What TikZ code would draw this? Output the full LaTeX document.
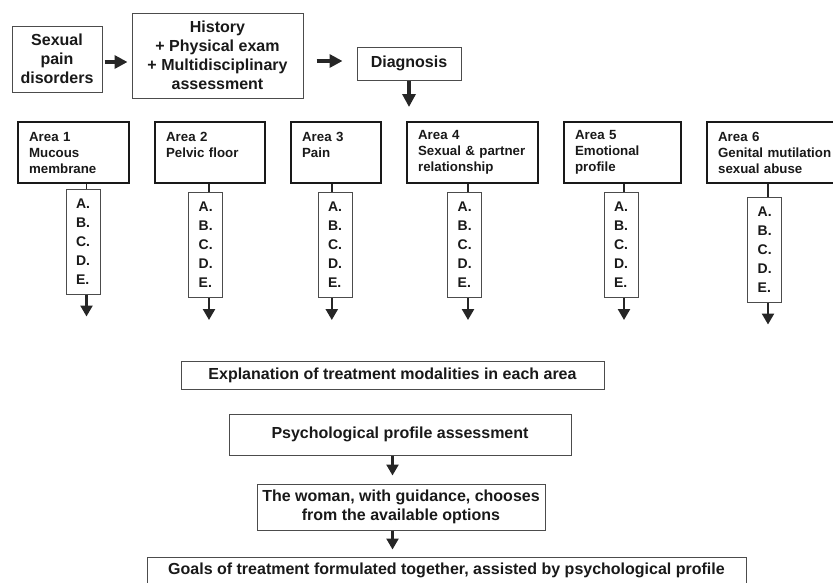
\documentclass[tikz,border=0pt]{standalone}
\usepackage{fontspec}
\setmainfont{Liberation Sans}
\usetikzlibrary{arrows.meta}

\tikzset{
  box/.style={draw=black!70, line width=1pt, inner sep=0pt, align=center, text=black!90,
    font=\bfseries\fontsize{16}{19}\selectfont},
  areabox/.style={draw=black!90, line width=2.2pt, inner xsep=11pt, inner ysep=0pt, align=left,
    anchor=north west, minimum height=61pt, text=black!90, font=\bfseries\fontsize{13.3}{16}\selectfont},
  letterbox/.style={draw=black!70, line width=1pt, minimum width=34pt, minimum height=105pt,
    inner sep=0pt, align=left, text=black!90, font=\bfseries\fontsize{14}{19}\selectfont},
  bigarrow/.style={draw=black!85, line width=4.5pt, -{Triangle[length=13pt,width=13pt]}},
  smallarrow/.style={draw=black!85, line width=2.4pt, -{Triangle[length=11pt,width=12pt]}},
}

\begin{document}
\begin{tikzpicture}[x=1pt, y=-1pt]
    \useasboundingbox (0,0) rectangle (833,582);
    % Top row
    \node[box, minimum width=90pt, minimum height=66pt] (spd) at (57,59) {Sexual\\pain\\disorders};
    \node[box, minimum width=171pt, minimum height=85pt] (hist) at (217.5,55.5)
        {History\\+ Physical exam\\+ Multidisciplinary\\assessment};
    \node[box, minimum width=104pt, minimum height=33pt] (diag) at (409,63.5) {Diagnosis};
    \draw[bigarrow, shorten <=2pt, shorten >=4pt] (spd.east |- 0,62) -- (hist.west |- 0,62);
    \draw[bigarrow, shorten <=13pt, shorten >=14pt] (hist.east |- 0,61) -- (diag.west |- 0,61);

    % Six areas with their options
    \foreach \n/\ax/\tw/\lx/\ly/\dx/\lbl in {
        1/17/89/83/241.5/3.5/{Area 1\\Mucous\\membrane},
        2/154/88/205.7/245/3.3/{Area 2\\Pelvic floor\\\mbox{}},
        3/290/68/335/245/-3.2/{Area 3\\Pain\\\mbox{}},
        4/406/109/464.7/245/3.3/{Area 4\\Sexual \& partner\\relationship},
        5/563/95/621/245/3/{Area 5\\Emotional\\profile},
        6/706/118/764.7/249.5/3.3/{Area 6\\Genital mutilation\\sexual abuse}}{
        \node[areabox, text width=\tw pt] (a\n) at (\ax,121) {\lbl};
        \node[letterbox] (l\n) at (\lx,\ly) {A.\\B.\\C.\\D.\\E.};
        \draw[draw=black!85, line width=1.8pt] ([xshift=\dx pt]l\n.north |- a\n.south) -- ([xshift=\dx pt]l\n.north);
        \draw[smallarrow] ([xshift=\dx pt]l\n.south) -- ++(0,22);
    }
    \draw[bigarrow, shorten >=14pt] (diag.south) -- (diag.south |- a4.north);

    % Bottom chain
    \node[box, minimum width=423pt, minimum height=28pt] (expl) at (392.5,375)
        {Explanation of treatment modalities in each area};
    \node[box, minimum width=342pt, minimum height=41pt] (psych) at (400,434.5)
        {Psychological profile assessment};
    \node[box, minimum width=288pt, minimum height=46pt] (woman) at (401,507)
        {The woman, with guidance, chooses\\from the available options};
    \node[box, minimum width=599pt, minimum height=27pt] (goals) at (446.5,570.5)
        {Goals of treatment formulated together, assisted by psychological profile};
    \draw[smallarrow, shorten >=8pt] (psych.south -| expl.south) -- (woman.north -| expl.south);
    \draw[smallarrow, shorten >=7pt] (woman.south -| expl.south) -- (goals.north -| expl.south);
\end{tikzpicture}
\end{document}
################
_Task instructions_. The listing above must be printed again exactly, minus its pictures.

_Written solution_.
What TikZ code would draw this? Output the full LaTeX document.
\documentclass[tikz,border=0pt]{standalone}
\usepackage{fontspec}
\setmainfont{Liberation Sans}
\usetikzlibrary{arrows.meta}

\tikzset{
  box/.style={draw=black!70, line width=1pt, inner sep=0pt, align=center, text=black!90,
    font=\bfseries\fontsize{16}{19}\selectfont},
  areabox/.style={draw=black!90, line width=2.2pt, inner xsep=11pt, inner ysep=0pt, align=left,
    anchor=north west, minimum height=61pt, text=black!90, font=\bfseries\fontsize{13.3}{16}\selectfont},
  letterbox/.style={draw=black!70, line width=1pt, minimum width=34pt, minimum height=105pt,
    inner sep=0pt, align=left, text=black!90, font=\bfseries\fontsize{14}{19}\selectfont},
  bigarrow/.style={draw=black!85, line width=4.5pt, -{Triangle[length=13pt,width=13pt]}},
  smallarrow/.style={draw=black!85, line width=2.4pt, -{Triangle[length=11pt,width=12pt]}},
}

\begin{document}
\begin{tikzpicture}[x=1pt, y=-1pt]
    \useasboundingbox (0,0) rectangle (833,582);
    % Top row
    \node[box, minimum width=90pt, minimum height=66pt] (spd) at (57,59) {Sexual\\pain\\disorders};
    \node[box, minimum width=171pt, minimum height=85pt] (hist) at (217.5,55.5)
        {History\\+ Physical exam\\+ Multidisciplinary\\assessment};
    \node[box, minimum width=104pt, minimum height=33pt] (diag) at (409,63.5) {Diagnosis};
    \draw[bigarrow, shorten <=2pt, shorten >=4pt] (spd.east |- 0,62) -- (hist.west |- 0,62);
    \draw[bigarrow, shorten <=13pt, shorten >=14pt] (hist.east |- 0,61) -- (diag.west |- 0,61);

    % Six areas with their options
    \foreach \n/\ax/\tw/\lx/\ly/\dx/\lbl in {
        1/17/89/83/241.5/3.5/{Area 1\\Mucous\\membrane},
        2/154/88/205.7/245/3.3/{Area 2\\Pelvic floor\\\mbox{}},
        3/290/68/335/245/-3.2/{Area 3\\Pain\\\mbox{}},
        4/406/109/464.7/245/3.3/{Area 4\\Sexual \& partner\\relationship},
        5/563/95/621/245/3/{Area 5\\Emotional\\profile},
        6/706/118/764.7/249.5/3.3/{Area 6\\Genital mutilation\\sexual abuse}}{
        \node[areabox, text width=\tw pt] (a\n) at (\ax,121) {\lbl};
        \node[letterbox] (l\n) at (\lx,\ly) {A.\\B.\\C.\\D.\\E.};
        \draw[draw=black!85, line width=1.8pt] ([xshift=\dx pt]l\n.north |- a\n.south) -- ([xshift=\dx pt]l\n.north);
        \draw[smallarrow] ([xshift=\dx pt]l\n.south) -- ++(0,22);
    }
    \draw[bigarrow, shorten >=14pt] (diag.south) -- (diag.south |- a4.north);

    % Bottom chain
    \node[box, minimum width=423pt, minimum height=28pt] (expl) at (392.5,375)
        {Explanation of treatment modalities in each area};
    \node[box, minimum width=342pt, minimum height=41pt] (psych) at (400,434.5)
        {Psychological profile assessment};
    \node[box, minimum width=288pt, minimum height=46pt] (woman) at (401,507)
        {The woman, with guidance, chooses\\from the available options};
    \node[box, minimum width=599pt, minimum height=27pt] (goals) at (446.5,570.5)
        {Goals of treatment formulated together, assisted by psychological profile};
    \draw[smallarrow, shorten >=8pt] (psych.south -| expl.south) -- (woman.north -| expl.south);
    \draw[smallarrow, shorten >=7pt] (woman.south -| expl.south) -- (goals.north -| expl.south);
\end{tikzpicture}
\end{document}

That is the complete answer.